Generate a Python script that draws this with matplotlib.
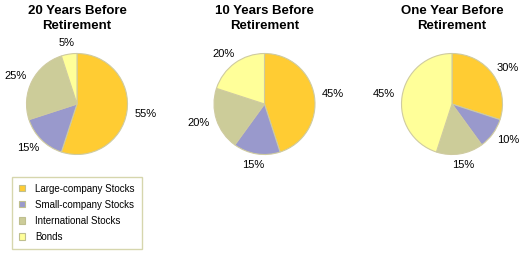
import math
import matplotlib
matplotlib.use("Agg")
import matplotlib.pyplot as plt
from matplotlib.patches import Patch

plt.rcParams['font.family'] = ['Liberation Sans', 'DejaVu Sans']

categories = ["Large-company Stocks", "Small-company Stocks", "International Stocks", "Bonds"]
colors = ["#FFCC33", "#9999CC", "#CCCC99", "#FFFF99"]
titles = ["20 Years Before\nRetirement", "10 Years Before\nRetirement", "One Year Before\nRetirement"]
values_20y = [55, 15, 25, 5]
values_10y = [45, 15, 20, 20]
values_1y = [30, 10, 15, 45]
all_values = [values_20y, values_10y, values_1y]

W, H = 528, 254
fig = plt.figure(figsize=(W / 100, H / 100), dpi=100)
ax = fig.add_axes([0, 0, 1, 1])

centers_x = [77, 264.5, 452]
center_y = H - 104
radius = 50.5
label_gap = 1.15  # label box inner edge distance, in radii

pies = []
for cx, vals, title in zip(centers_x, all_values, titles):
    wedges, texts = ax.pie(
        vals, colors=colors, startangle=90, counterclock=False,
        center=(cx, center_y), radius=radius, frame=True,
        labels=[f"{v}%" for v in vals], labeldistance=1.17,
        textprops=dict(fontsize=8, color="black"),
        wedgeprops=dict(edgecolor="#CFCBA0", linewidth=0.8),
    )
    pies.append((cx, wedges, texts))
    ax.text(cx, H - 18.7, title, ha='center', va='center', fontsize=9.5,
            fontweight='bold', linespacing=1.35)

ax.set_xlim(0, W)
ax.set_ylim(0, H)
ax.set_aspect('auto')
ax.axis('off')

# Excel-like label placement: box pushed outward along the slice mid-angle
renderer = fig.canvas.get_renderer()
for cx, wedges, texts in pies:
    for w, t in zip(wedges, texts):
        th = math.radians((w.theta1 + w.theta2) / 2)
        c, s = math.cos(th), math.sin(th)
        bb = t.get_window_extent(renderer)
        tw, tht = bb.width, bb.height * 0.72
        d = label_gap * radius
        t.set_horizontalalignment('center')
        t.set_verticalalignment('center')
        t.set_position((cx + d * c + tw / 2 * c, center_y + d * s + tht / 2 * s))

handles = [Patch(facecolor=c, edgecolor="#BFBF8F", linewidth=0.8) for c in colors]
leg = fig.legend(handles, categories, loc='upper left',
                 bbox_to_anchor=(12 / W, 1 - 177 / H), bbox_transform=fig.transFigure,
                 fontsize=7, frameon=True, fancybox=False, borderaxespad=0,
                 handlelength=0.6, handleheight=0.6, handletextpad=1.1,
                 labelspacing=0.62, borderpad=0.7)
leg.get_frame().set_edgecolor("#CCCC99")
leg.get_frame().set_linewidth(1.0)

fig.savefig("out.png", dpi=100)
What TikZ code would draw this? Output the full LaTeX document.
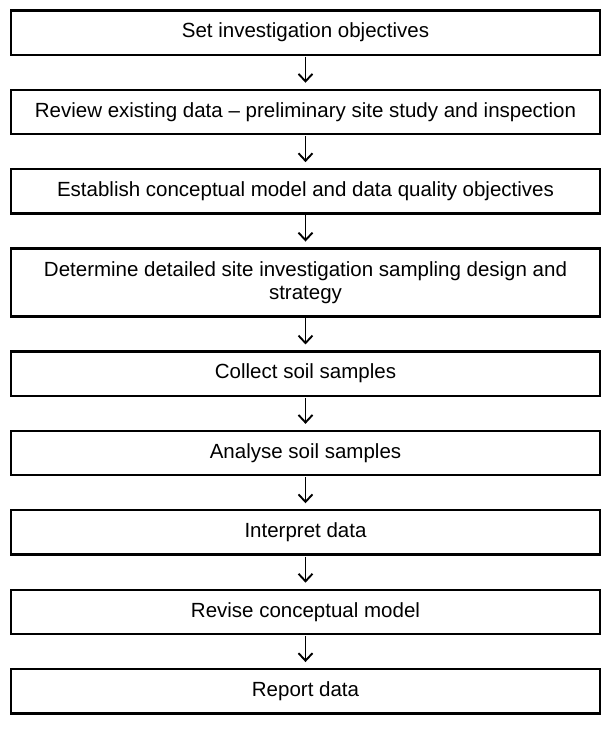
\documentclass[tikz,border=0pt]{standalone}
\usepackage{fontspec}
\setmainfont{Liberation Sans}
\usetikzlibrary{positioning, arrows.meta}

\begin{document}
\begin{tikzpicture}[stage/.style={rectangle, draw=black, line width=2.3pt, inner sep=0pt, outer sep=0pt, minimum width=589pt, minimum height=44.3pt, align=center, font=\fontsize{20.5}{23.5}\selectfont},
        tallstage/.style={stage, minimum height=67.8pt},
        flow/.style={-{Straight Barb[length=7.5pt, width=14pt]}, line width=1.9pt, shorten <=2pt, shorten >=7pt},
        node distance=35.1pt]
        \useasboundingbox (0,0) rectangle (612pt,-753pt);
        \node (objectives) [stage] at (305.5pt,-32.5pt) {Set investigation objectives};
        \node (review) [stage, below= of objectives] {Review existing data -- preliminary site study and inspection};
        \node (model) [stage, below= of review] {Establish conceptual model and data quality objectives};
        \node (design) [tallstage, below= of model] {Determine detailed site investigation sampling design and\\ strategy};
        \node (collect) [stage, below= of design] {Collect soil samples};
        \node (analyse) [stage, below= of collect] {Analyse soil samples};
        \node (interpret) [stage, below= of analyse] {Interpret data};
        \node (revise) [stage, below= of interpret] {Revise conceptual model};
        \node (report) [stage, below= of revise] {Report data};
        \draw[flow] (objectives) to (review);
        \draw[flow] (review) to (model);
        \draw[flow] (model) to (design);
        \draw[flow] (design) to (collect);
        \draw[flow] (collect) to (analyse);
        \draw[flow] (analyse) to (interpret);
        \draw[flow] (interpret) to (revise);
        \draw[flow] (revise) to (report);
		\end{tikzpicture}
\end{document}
---
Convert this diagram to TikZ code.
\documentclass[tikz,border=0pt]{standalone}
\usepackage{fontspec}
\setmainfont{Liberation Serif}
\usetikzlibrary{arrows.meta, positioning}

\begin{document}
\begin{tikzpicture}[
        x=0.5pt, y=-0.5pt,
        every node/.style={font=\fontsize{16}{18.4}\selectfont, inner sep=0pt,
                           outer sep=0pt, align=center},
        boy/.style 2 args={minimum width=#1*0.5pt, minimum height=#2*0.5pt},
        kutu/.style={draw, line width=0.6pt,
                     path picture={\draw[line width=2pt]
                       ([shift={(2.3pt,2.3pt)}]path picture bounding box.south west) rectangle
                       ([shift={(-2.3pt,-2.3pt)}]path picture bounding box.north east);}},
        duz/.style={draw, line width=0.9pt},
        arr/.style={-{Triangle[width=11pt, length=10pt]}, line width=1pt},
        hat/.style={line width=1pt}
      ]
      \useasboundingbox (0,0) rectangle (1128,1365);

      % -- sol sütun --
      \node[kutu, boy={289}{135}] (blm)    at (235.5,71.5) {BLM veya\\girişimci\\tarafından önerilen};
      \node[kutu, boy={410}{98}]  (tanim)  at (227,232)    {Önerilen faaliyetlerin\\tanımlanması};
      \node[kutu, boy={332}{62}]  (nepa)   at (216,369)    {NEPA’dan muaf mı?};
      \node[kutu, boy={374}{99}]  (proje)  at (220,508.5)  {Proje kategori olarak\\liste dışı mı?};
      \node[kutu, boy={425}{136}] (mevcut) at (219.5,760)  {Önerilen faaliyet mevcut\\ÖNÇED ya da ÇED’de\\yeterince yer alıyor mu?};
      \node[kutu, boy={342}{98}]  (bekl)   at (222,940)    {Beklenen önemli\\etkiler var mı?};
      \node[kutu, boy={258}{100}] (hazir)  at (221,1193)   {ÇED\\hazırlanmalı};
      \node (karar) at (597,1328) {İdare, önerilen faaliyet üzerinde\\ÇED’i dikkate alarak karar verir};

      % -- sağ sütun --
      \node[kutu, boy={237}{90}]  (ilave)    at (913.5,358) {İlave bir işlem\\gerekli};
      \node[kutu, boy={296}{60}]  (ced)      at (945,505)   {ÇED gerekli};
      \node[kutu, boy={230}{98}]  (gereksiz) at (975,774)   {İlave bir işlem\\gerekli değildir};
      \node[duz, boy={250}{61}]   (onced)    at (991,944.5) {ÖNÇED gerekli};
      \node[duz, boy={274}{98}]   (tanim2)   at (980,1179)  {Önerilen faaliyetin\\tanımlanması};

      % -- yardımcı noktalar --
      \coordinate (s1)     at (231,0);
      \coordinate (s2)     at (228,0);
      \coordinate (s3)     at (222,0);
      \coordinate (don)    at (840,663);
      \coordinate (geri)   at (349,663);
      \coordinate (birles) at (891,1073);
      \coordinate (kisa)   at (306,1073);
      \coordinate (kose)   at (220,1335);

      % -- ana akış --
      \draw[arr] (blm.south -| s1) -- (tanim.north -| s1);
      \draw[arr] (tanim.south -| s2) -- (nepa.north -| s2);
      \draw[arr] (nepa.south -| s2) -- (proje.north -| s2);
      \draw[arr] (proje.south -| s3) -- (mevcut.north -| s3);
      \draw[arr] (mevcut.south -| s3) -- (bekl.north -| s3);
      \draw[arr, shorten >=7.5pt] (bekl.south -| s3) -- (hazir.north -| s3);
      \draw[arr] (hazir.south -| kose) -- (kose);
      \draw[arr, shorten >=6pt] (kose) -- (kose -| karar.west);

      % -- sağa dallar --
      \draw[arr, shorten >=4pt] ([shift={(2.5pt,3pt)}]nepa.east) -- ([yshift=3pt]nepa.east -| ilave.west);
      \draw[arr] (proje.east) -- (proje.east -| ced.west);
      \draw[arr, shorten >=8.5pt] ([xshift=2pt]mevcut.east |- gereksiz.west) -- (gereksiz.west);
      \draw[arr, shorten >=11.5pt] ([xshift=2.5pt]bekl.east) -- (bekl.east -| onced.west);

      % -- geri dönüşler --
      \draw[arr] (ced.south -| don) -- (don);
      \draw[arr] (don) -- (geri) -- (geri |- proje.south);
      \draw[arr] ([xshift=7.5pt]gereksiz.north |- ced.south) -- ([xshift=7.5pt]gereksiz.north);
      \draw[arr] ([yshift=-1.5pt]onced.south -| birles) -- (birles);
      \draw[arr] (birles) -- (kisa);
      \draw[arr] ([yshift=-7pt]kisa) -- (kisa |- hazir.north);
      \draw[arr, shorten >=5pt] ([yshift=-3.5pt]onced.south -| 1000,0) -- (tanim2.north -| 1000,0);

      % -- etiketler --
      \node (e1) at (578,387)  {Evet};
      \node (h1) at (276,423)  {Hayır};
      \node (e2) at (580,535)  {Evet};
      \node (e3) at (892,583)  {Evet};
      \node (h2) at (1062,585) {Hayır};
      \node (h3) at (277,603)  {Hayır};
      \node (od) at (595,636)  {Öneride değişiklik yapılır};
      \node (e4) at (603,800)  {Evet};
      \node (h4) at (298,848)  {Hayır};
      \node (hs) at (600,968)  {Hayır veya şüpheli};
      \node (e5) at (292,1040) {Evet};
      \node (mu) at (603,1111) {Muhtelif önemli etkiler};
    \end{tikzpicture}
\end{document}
...
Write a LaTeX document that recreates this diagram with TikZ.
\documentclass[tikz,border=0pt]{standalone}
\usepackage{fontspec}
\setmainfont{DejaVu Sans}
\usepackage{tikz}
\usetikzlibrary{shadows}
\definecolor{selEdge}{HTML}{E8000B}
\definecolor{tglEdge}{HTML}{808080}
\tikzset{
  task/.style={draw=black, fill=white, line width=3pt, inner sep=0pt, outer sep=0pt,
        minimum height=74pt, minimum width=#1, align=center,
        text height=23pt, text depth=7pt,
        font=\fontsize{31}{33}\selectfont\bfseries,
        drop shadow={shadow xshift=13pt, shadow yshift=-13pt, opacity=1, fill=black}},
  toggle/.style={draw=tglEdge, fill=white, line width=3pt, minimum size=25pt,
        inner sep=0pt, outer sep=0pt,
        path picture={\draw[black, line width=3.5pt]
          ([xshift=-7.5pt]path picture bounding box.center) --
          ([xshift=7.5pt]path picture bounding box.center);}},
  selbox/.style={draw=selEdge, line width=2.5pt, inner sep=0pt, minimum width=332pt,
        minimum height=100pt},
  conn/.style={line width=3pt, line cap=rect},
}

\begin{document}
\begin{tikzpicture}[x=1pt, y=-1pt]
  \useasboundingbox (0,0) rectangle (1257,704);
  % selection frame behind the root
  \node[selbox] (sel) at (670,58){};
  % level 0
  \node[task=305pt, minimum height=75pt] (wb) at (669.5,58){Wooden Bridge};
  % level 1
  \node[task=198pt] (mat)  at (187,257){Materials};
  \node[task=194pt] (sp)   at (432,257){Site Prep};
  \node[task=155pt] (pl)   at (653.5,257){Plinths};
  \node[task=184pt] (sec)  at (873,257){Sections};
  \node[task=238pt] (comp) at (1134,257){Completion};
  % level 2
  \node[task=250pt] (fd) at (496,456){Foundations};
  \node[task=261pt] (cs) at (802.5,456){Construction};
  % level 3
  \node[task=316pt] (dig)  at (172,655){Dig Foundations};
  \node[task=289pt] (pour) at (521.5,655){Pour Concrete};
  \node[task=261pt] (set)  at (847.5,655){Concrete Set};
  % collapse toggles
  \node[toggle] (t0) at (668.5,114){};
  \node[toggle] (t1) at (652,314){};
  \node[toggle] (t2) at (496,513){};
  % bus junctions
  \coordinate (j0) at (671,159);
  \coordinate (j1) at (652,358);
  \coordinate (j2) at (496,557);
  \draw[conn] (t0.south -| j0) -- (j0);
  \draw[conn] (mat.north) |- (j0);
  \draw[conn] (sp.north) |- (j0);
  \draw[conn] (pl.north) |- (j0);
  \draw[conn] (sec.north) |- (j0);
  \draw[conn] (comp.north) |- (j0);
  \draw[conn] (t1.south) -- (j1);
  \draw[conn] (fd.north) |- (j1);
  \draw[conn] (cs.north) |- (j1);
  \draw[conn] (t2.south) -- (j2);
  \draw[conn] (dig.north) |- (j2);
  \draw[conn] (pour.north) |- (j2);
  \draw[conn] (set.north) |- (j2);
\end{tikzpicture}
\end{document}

# PROMPT:
Check each line of the records for "LaTeX" and copy the ones that contain it.

# COMPLETE OUTPUT:
What TikZ code would draw this? Output the full LaTeX document.
Write a LaTeX document that recreates this diagram with TikZ.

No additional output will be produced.